#### PROMPT
Leave out every picture, then output exactly the lines between the ones holding "What matplotlib code" and "plt.rcParams['font.family'] = ['Liberation", inclusive, and nothing beyond them.

Rows from a dataset:
────────────────────
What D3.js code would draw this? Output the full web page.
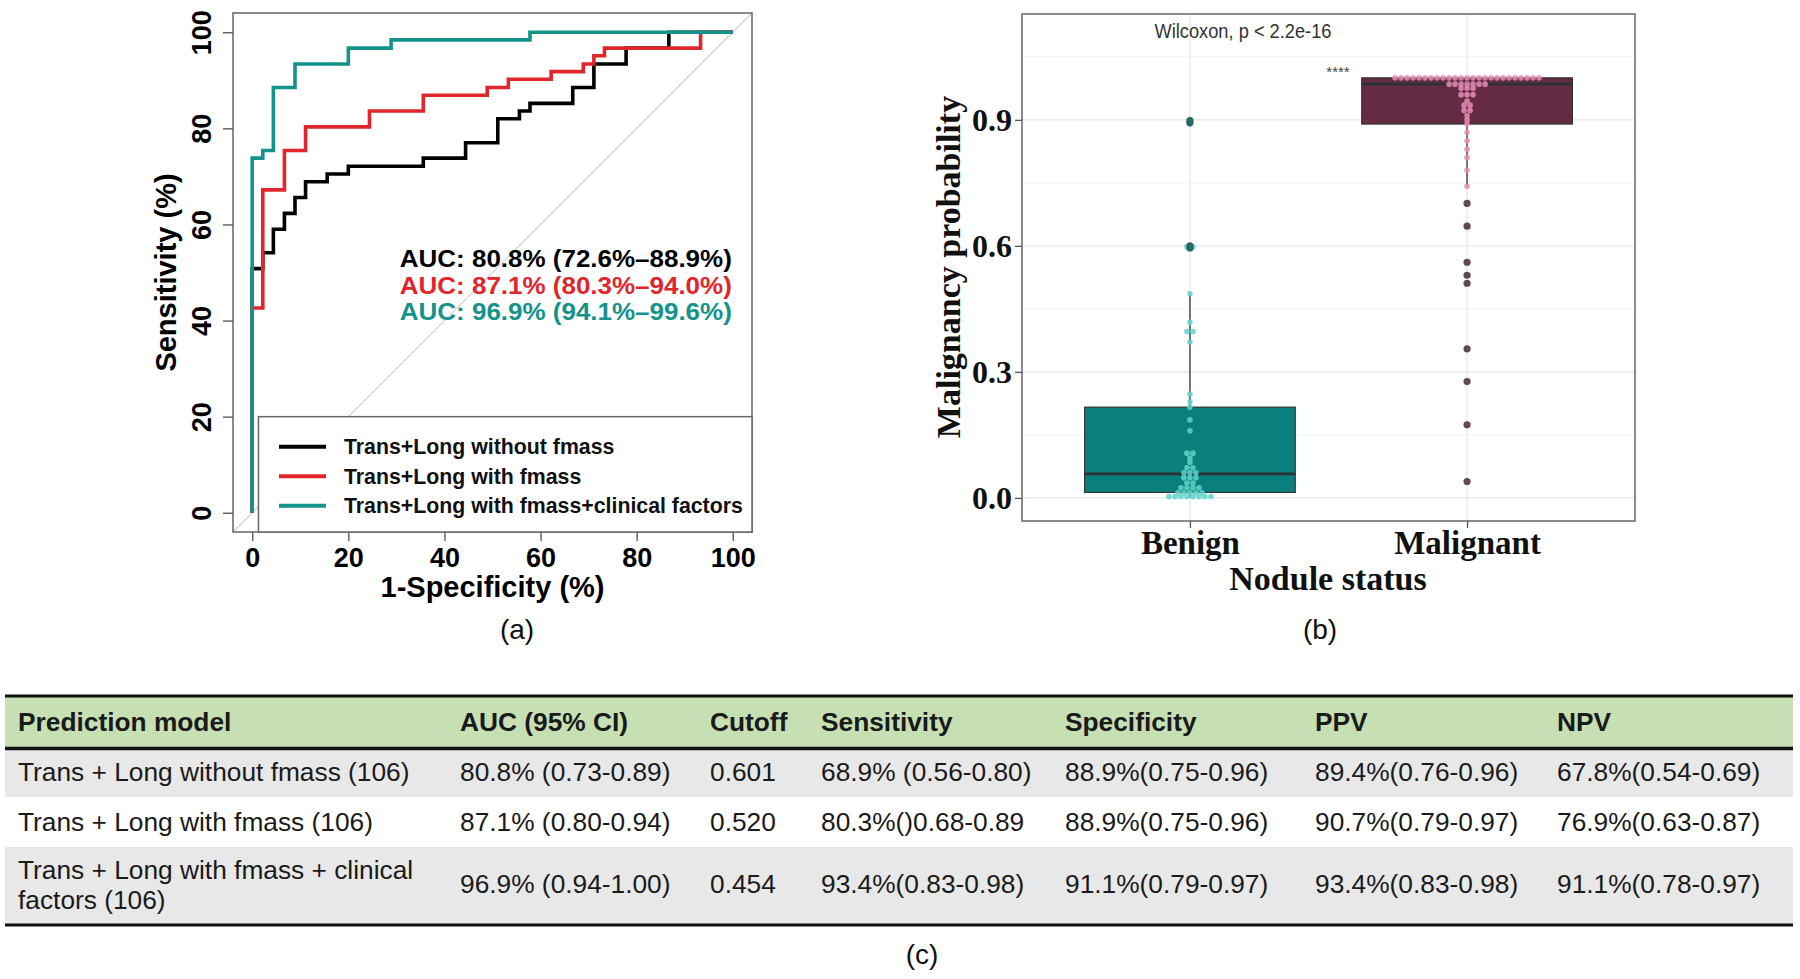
<!DOCTYPE html>
<html><head><meta charset="utf-8">
<script src="https://cdn.jsdelivr.net/npm/d3@7"></script>
<style>body{margin:0;background:#fff}</style>
</head><body><svg id="c" width="1800" height="979"></svg>
<script>
// ---------------- DATA ----------------
// (a) ROC curves: 1-specificity (%) and sensitivity (%) step corners
const rocTicks = [0, 20, 40, 60, 80, 100];
const rocNames = ["Trans+Long without fmass", "Trans+Long with fmass", "Trans+Long with fmass+clinical factors"];
const rocColors = ["#000000", "#E0262B", "#14938A"];
const fprWithout = [0, 0, 2.2, 4.4, 6.7, 8.9, 11.1, 15.6, 20.0, 35.6, 44.4, 51.1, 55.6, 57.8, 66.7, 71.1, 77.8, 86.7, 100];
const sensWithout = [0, 50.8, 54.1, 59.0, 62.3, 65.6, 68.9, 70.5, 72.1, 73.8, 77.0, 82.0, 83.6, 85.2, 88.5, 93.4, 96.7, 100, 100];
const fprWith = [0, 0, 2.2, 6.7, 11.1, 24.4, 35.6, 48.9, 53.3, 62.2, 68.9, 71.1, 73.3, 93.3, 100];
const sensWith = [0, 42.6, 67.2, 75.4, 80.3, 83.6, 86.9, 88.5, 90.2, 91.8, 93.4, 95.1, 96.7, 100, 100];
const fprClinical = [0, 0, 2.2, 4.4, 8.9, 20.0, 28.9, 57.8, 100];
const sensClinical = [0, 73.8, 75.4, 88.5, 93.4, 96.7, 98.4, 100, 100];
const aucLabels = ["AUC: 80.8% (72.6%–88.9%)", "AUC: 87.1% (80.3%–94.0%)", "AUC: 96.9% (94.1%–99.6%)"];

// (b) Box / dot plot of malignancy probability
const categories = ["Benign", "Malignant"];
const boxColors = ["#0A807D", "#652B45"];
const dotColors = ["#5FD5CB", "#E88DB4"];
const outlierColors = ["#2A6463", "#624656"];
const benignValues = [0.001, 0.002, 0.002, 0.003, 0.003, 0.004, 0.004, 0.005,
  0.010, 0.011, 0.012, 0.013, 0.014, 0.022, 0.024, 0.025, 0.026, 0.034, 0.037,
  0.045, 0.048, 0.050, 0.057, 0.060, 0.062, 0.070, 0.073, 0.085, 0.095, 0.105, 0.108,
  0.160, 0.186, 0.216, 0.229, 0.247, 0.371, 0.394, 0.398, 0.418, 0.486,
  0.595, 0.600, 0.893, 0.898];
const malignantValues = [0.039, 0.174, 0.277, 0.355, 0.511, 0.530, 0.561, 0.647, 0.701,
  0.742, 0.780, 0.810, 0.830, 0.850, 0.870,
  0.890, 0.900, 0.910, 0.920, 0.925, 0.930, 0.940, 0.945, 0.955, 0.960, 0.965,
  0.975, 0.975, 0.975,
  0.985, 0.985, 0.985, 0.985, 0.985, 0.985, 0.985,
  1.0, 1.0, 1.0, 1.0, 1.0, 1.0, 1.0, 1.0, 1.0, 1.0, 1.0, 1.0, 1.0, 1.0, 1.0, 1.0, 1.0,
  1.0, 1.0, 1.0, 1.0, 1.0, 1.0, 1.0, 1.0];
const probTicks = [0, 0.3, 0.6, 0.9];
const probMinor = [0.15, 0.45, 0.75, 1.05];
const testLabel = "Wilcoxon, p < 2.2e-16";
const signifLabel = "****";

// (c) table
const tableHeader = ["Prediction model", "AUC (95% CI)", "Cutoff", "Sensitivity", "Specificity", "PPV", "NPV"];
const tableRow1 = ["Trans + Long without fmass (106)", "80.8% (0.73-0.89)", "0.601", "68.9% (0.56-0.80)", "88.9%(0.75-0.96)", "89.4%(0.76-0.96)", "67.8%(0.54-0.69)"];
const tableRow2 = ["Trans + Long with fmass (106)", "87.1% (0.80-0.94)", "0.520", "80.3%()0.68-0.89", "88.9%(0.75-0.96)", "90.7%(0.79-0.97)", "76.9%(0.63-0.87)"];
const tableRow3 = ["Trans + Long with fmass + clinical|factors (106)", "96.9% (0.94-1.00)", "0.454", "93.4%(0.83-0.98)", "91.1%(0.79-0.97)", "93.4%(0.83-0.98)", "91.1%(0.78-0.97)"];
const panelLabels = ["(a)", "(b)", "(c)"];

// ---------------- DRAW ----------------
const svg = d3.select("#c");
svg.append("rect").attr("width", 1800).attr("height", 979).attr("fill", "#fff");
const SANS = "'Liberation Sans', Arial, sans-serif";
const SERIF = "'Liberation Serif', 'Times New Roman', serif";

// ===== (a) ROC =====
const rx = d3.scaleLinear().domain([-4, 104]).range([233, 752]);
const ry = d3.scaleLinear().domain([-4, 104]).range([532, 13]);
const roc = svg.append("g");
roc.append("line").attr("x1", rx(-4)).attr("y1", ry(-4)).attr("x2", rx(104)).attr("y2", ry(104))
  .attr("stroke", "#cfcfcf").attr("stroke-width", 1.2);
const rocSeries = [
  { name: rocNames[0], color: rocColors[0], fpr: fprWithout, sens: sensWithout },
  { name: rocNames[1], color: rocColors[1], fpr: fprWith, sens: sensWith },
  { name: rocNames[2], color: rocColors[2], fpr: fprClinical, sens: sensClinical }
];
const stepLine = d3.line().x(d => rx(d[0])).y(d => ry(d[1])).curve(d3.curveStepAfter);
rocSeries.forEach(s => {
  roc.append("path").attr("d", stepLine(d3.zip(s.fpr, s.sens)))
    .attr("fill", "none").attr("stroke", s.color).attr("stroke-width", 3.6)
    .attr("stroke-linejoin", "miter");
});
roc.append("rect").attr("x", rx(-4)).attr("y", ry(104)).attr("width", rx(104) - rx(-4)).attr("height", ry(-4) - ry(104))
  .attr("fill", "none").attr("stroke", "#666").attr("stroke-width", 1.5);
const yAxR = roc.append("g").attr("transform", `translate(${rx(-4)},0)`)
  .call(d3.axisLeft(ry).tickValues(rocTicks).tickSize(10).tickSizeOuter(0));
yAxR.select(".domain").remove();
yAxR.selectAll("line").attr("stroke", "#666").attr("stroke-width", 1.5);
yAxR.selectAll("text").attr("x", null).attr("dy", null).attr("text-anchor", "middle")
  .attr("transform", "translate(-22,0) rotate(-90)")
  .attr("font-family", SANS).attr("font-weight", "bold").attr("font-size", 27).attr("fill", "#000");
const xAxR = roc.append("g").attr("transform", `translate(0,${ry(-4)})`)
  .call(d3.axisBottom(rx).tickValues(rocTicks).tickSize(9).tickSizeOuter(0));
xAxR.select(".domain").remove();
xAxR.selectAll("line").attr("stroke", "#666").attr("stroke-width", 1.5);
xAxR.selectAll("text").attr("y", 35).attr("dy", null)
  .attr("font-family", SANS).attr("font-weight", "bold").attr("font-size", 27).attr("fill", "#000");
roc.append("text").attr("x", (rx(0) + rx(100)) / 2).attr("y", 597).attr("text-anchor", "middle")
  .attr("font-family", SANS).attr("font-weight", "bold").attr("font-size", 29).text("1-Specificity (%)");
roc.append("text").attr("transform", `translate(176,${(ry(0) + ry(100)) / 2}) rotate(-90)`).attr("text-anchor", "middle")
  .attr("font-family", SANS).attr("font-weight", "bold").attr("font-size", 29).text("Sensitivity (%)");
aucLabels.forEach((t, i) => {
  roc.append("text").attr("x", rx(99.8)).attr("y", 267 + i * 26.5).attr("text-anchor", "end")
    .attr("font-family", SANS).attr("font-weight", "bold").attr("font-size", 23.5)
    .attr("textLength", 332).attr("lengthAdjust", "spacingAndGlyphs")
    .attr("fill", rocColors[i]).text(t);
});
const lgX = rx(1.3), lgY = ry(20);
roc.append("rect").attr("x", lgX).attr("y", lgY).attr("width", rx(104) - lgX).attr("height", ry(-4) - lgY)
  .attr("fill", "#fff").attr("stroke", "#666").attr("stroke-width", 1.5);
rocSeries.forEach((s, i) => {
  const yy = lgY + 30 + i * 29.5;
  roc.append("line").attr("x1", 279).attr("x2", 326).attr("y1", yy).attr("y2", yy)
    .attr("stroke", s.color).attr("stroke-width", 4);
  roc.append("text").attr("x", 344).attr("y", yy).attr("dy", "0.36em")
    .attr("font-family", SANS).attr("font-weight", "bold").attr("font-size", 21.3).attr("fill", "#111").text(s.name);
});

// ===== (b) box + dot plot =====
const bx = d3.scalePoint().domain(categories).range([1022, 1635]).padding(0.606);
const by = d3.scaleLinear().domain([-0.055, 1.152]).range([521, 14]);
const bp = svg.append("g");
probMinor.forEach(v => bp.append("line").attr("x1", 1022).attr("x2", 1635).attr("y1", by(v)).attr("y2", by(v))
  .attr("stroke", "#f2f2f2").attr("stroke-width", 1));
probTicks.forEach(v => bp.append("line").attr("x1", 1022).attr("x2", 1635).attr("y1", by(v)).attr("y2", by(v))
  .attr("stroke", "#e6e6e6").attr("stroke-width", 1.3));
categories.forEach(c => bp.append("line").attr("x1", bx(c)).attr("x2", bx(c)).attr("y1", 14).attr("y2", 521)
  .attr("stroke", "#e6e6e6").attr("stroke-width", 1.3));

const boxW = bx.step() * 0.76;
const groups = [benignValues, malignantValues];
groups.forEach((vals, gi) => {
  const c = categories[gi];
  const s = vals.slice().sort(d3.ascending);
  const q1 = d3.quantile(s, 0.25), med = d3.quantile(s, 0.5), q3 = d3.quantile(s, 0.75);
  const iqr = q3 - q1;
  const lo = d3.min(s.filter(v => v >= q1 - 1.5 * iqr));
  const hi = d3.max(s.filter(v => v <= q3 + 1.5 * iqr));
  const outs = s.filter(v => v < lo || v > hi);
  const cx = bx(c);
  bp.append("line").attr("x1", cx).attr("x2", cx).attr("y1", by(q3)).attr("y2", by(hi)).attr("stroke", "#555").attr("stroke-width", 1.6);
  bp.append("line").attr("x1", cx).attr("x2", cx).attr("y1", by(q1)).attr("y2", by(lo)).attr("stroke", "#555").attr("stroke-width", 1.6);
  bp.append("rect").attr("x", cx - boxW / 2).attr("y", by(q3)).attr("width", boxW).attr("height", by(q1) - by(q3))
    .attr("fill", boxColors[gi]).attr("stroke", "#333").attr("stroke-width", 1.2);
  bp.append("line").attr("x1", cx - boxW / 2).attr("x2", cx + boxW / 2).attr("y1", by(med)).attr("y2", by(med))
    .attr("stroke", "#2b3236").attr("stroke-width", 2.8);
  const binw = 0.012;
  const bins = d3.groups(s, v => Math.round(v / binw));
  bins.forEach(([k, arr]) => {
    const yv = d3.mean(arr);
    arr.forEach((v, j) => {
      bp.append("circle").attr("cx", cx + (j - (arr.length - 1) / 2) * 6).attr("cy", by(yv)).attr("r", 2.8)
        .attr("fill", dotColors[gi]).attr("fill-opacity", 0.85);
    });
  });
  outs.forEach(v => bp.append("circle").attr("cx", cx).attr("cy", by(v)).attr("r", 3.6).attr("fill", outlierColors[gi]));
});
bp.append("rect").attr("x", 1022).attr("y", 14).attr("width", 613).attr("height", 507)
  .attr("fill", "none").attr("stroke", "#666").attr("stroke-width", 1.5);
const yAxB = bp.append("g").attr("transform", "translate(1022,0)")
  .call(d3.axisLeft(by).tickValues(probTicks).tickFormat(d3.format(".1f")).tickSize(7).tickPadding(3).tickSizeOuter(0));
yAxB.select(".domain").remove();
yAxB.selectAll("line").attr("stroke", "#555").attr("stroke-width", 1.3);
yAxB.selectAll("text").attr("font-family", SERIF).attr("font-weight", "bold").attr("font-size", 32).attr("fill", "#111");
const xAxB = bp.append("g").attr("transform", "translate(0,521)")
  .call(d3.axisBottom(bx).tickSize(7).tickSizeOuter(0));
xAxB.select(".domain").remove();
xAxB.selectAll("line").attr("stroke", "#555").attr("stroke-width", 1.3);
xAxB.selectAll("text").attr("y", 33).attr("dy", null)
  .attr("font-family", SERIF).attr("font-weight", "bold").attr("font-size", 33).attr("fill", "#111");
bp.append("text").attr("x", 1328).attr("y", 590).attr("text-anchor", "middle")
  .attr("font-family", SERIF).attr("font-weight", "bold").attr("font-size", 34).attr("fill", "#111").text("Nodule status");
bp.append("text").attr("transform", "translate(960,267) rotate(-90)").attr("text-anchor", "middle")
  .attr("font-family", SERIF).attr("font-weight", "bold").attr("font-size", 34).attr("fill", "#111").text("Malignancy probability");
bp.append("text").attr("x", 1243).attr("y", 38).attr("text-anchor", "middle")
  .attr("font-family", SANS).attr("font-size", 20).attr("fill", "#333")
  .attr("textLength", 177).attr("lengthAdjust", "spacingAndGlyphs").text(testLabel);
bp.append("text").attr("x", 1338).attr("y", 77).attr("text-anchor", "middle")
  .attr("font-family", SANS).attr("font-size", 15).attr("fill", "#444").text(signifLabel);

// ===== (c) table =====
const tb = svg.append("g");
const colX = [18, 460, 710, 821, 1065, 1315, 1557];
const tL = 5, tR = 1793;
tb.append("rect").attr("x", tL).attr("y", 697).attr("width", tR - tL).attr("height", 50).attr("fill", "#C6E0B4");
tb.append("rect").attr("x", tL).attr("y", 750).attr("width", tR - tL).attr("height", 47).attr("fill", "#E8E8E8");
tb.append("rect").attr("x", tL).attr("y", 847).attr("width", tR - tL).attr("height", 77).attr("fill", "#E8E8E8");
[[696, 3], [748.5, 3.5], [925, 3.2]].forEach(([y, w]) =>
  tb.append("line").attr("x1", tL).attr("x2", tR).attr("y1", y).attr("y2", y).attr("stroke", "#111").attr("stroke-width", w));
tableHeader.forEach((t, i) => tb.append("text").attr("x", colX[i]).attr("y", 731)
  .attr("font-family", SANS).attr("font-weight", "bold").attr("font-size", 26.3).attr("fill", "#1a1a1a").text(t));
const rowsBase = [781, 831, 893];
[tableRow1, tableRow2, tableRow3].forEach((row, r) => {
  row.forEach((t, i) => {
    const parts = t.split("|");
    if (parts.length > 1) {
      parts.forEach((p, k) => tb.append("text").attr("x", colX[i]).attr("y", rowsBase[r] - 14 + k * 30)
        .attr("font-family", SANS).attr("font-size", 26.3).attr("fill", "#1a1a1a").text(p));
    } else {
      tb.append("text").attr("x", colX[i]).attr("y", rowsBase[r])
        .attr("font-family", SANS).attr("font-size", 26.3).attr("fill", "#1a1a1a").text(t);
    }
  });
});

[[517, 639], [1320, 639], [922, 964]].forEach(([x, y], i) =>
  svg.append("text").attr("x", x).attr("y", y).attr("text-anchor", "middle")
    .attr("font-family", SANS).attr("font-size", 28).attr("fill", "#111").text(panelLabels[i]));
</script>
</body></html>
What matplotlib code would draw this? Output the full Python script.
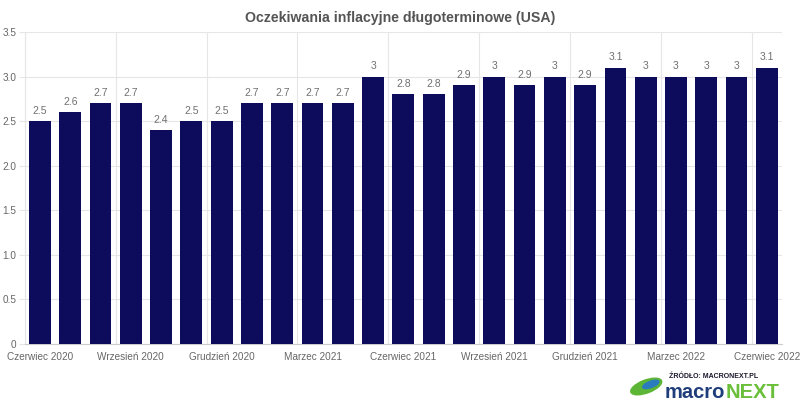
import matplotlib.pyplot as plt
from matplotlib.patches import Ellipse
from matplotlib.transforms import offset_copy

plt.rcParams['font.family'] = ['Liberation Sans', 'DejaVu Sans']

months = ['Czerwiec 2020', 'Lipiec 2020', 'Sierpień 2020', 'Wrzesień 2020', 'Październik 2020',
          'Listopad 2020', 'Grudzień 2020', 'Styczeń 2021', 'Luty 2021', 'Marzec 2021',
          'Kwiecień 2021', 'Maj 2021', 'Czerwiec 2021', 'Lipiec 2021', 'Sierpień 2021',
          'Wrzesień 2021', 'Październik 2021', 'Listopad 2021', 'Grudzień 2021', 'Styczeń 2022',
          'Luty 2022', 'Marzec 2022', 'Kwiecień 2022', 'Maj 2022', 'Czerwiec 2022']
values = [2.5, 2.6, 2.7, 2.7, 2.4, 2.5, 2.5, 2.7, 2.7, 2.7, 2.7, 3.0, 2.8,
          2.8, 2.9, 3.0, 2.9, 3.0, 2.9, 3.1, 3.0, 3.0, 3.0, 3.0, 3.1]
yticks = [0, 0.5, 1.0, 1.5, 2.0, 2.5, 3.0, 3.5]
ytick_labels = ['0', '0.5', '1.0', '1.5', '2.0', '2.5', '3.0', '3.5']

navy = '#0c0b5c'
txt = '#666666'
grid = '#e6e6e6'

fig = plt.figure(figsize=(8, 4), dpi=100)
ax = fig.add_axes([0.031, 0.14, 0.9465, 0.78])

x = list(range(len(values)))
ax.bar(x, values, width=0.72, color=navy, zorder=3)

for xi, v in zip(x, values):
    lab = ('%g' % v)
    ax.text(xi, v + 0.06, lab, ha='center', va='bottom', fontsize=7.5, color='#707070')

ax.set_xlim(-0.5, len(values) - 0.5)
ax.set_ylim(0, 3.5)
ax.set_yticks(yticks)
ax.set_yticklabels(ytick_labels)
ax.set_xticks(x[::3])
ax.set_xticklabels(months[::3])
ax.tick_params(axis='both', labelsize=7.2, colors=txt, length=0)
ax.tick_params(axis='x', pad=6)
ax.tick_params(axis='y', length=4, color=grid, pad=2)

# horizontal and vertical grid lines
ax.yaxis.grid(True, color=grid, lw=0.8, zorder=0)
for b in range(0, len(values) + 1, 3):
    ax.axvline(b - 0.5, color=grid, lw=0.8, zorder=0)

for s in ['top', 'right']:
    ax.spines[s].set_visible(False)
ax.spines['left'].set_color(grid)
ax.spines['bottom'].set_color('#cccccc')

fig.text(0.5, 0.955, 'Oczekiwania inflacyjne długoterminowe (USA)', ha='center', va='center',
         fontsize=10.2, fontweight='bold', color='#555555')

# logo
fig.text(0.836, 0.06, 'ŹRÓDŁO: MACRONEXT.PL', ha='left', va='center', fontsize=5,
         fontweight='bold', color='#1a1a2e')
t1 = fig.text(0.831, 0.02, 'macro', ha='left', va='center', fontsize=14.5, fontweight='bold',
              color='#1f3d7a')
fig.canvas.draw()
w = t1.get_window_extent().width
fig.text(0.831, 0.02, 'NEXT', ha='left', va='center', fontsize=14.5, fontweight='bold',
         color='#6abf3a', transform=offset_copy(fig.transFigure, fig=fig, x=w, y=0, units='dots'))
lax = fig.add_axes([0.788, 0.0, 0.044, 0.075])
lax.set_xlim(0, 1)
lax.set_ylim(0, 1)
lax.axis('off')
lax.add_patch(Ellipse((0.45, 0.45), 0.95, 0.42, angle=25, color='#5db535'))
lax.add_patch(Ellipse((0.58, 0.52), 0.5, 0.2, angle=25, color='#2b7bbf'))

fig.savefig('out.png', dpi=100)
────────────────────
#### ANSWER TO THIS EXERCISE
What matplotlib code would draw this? Output the full Python script.
import matplotlib.pyplot as plt
from matplotlib.patches import Ellipse
from matplotlib.transforms import offset_copy

plt.rcParams['font.family'] = ['Liberation Sans', 'DejaVu Sans']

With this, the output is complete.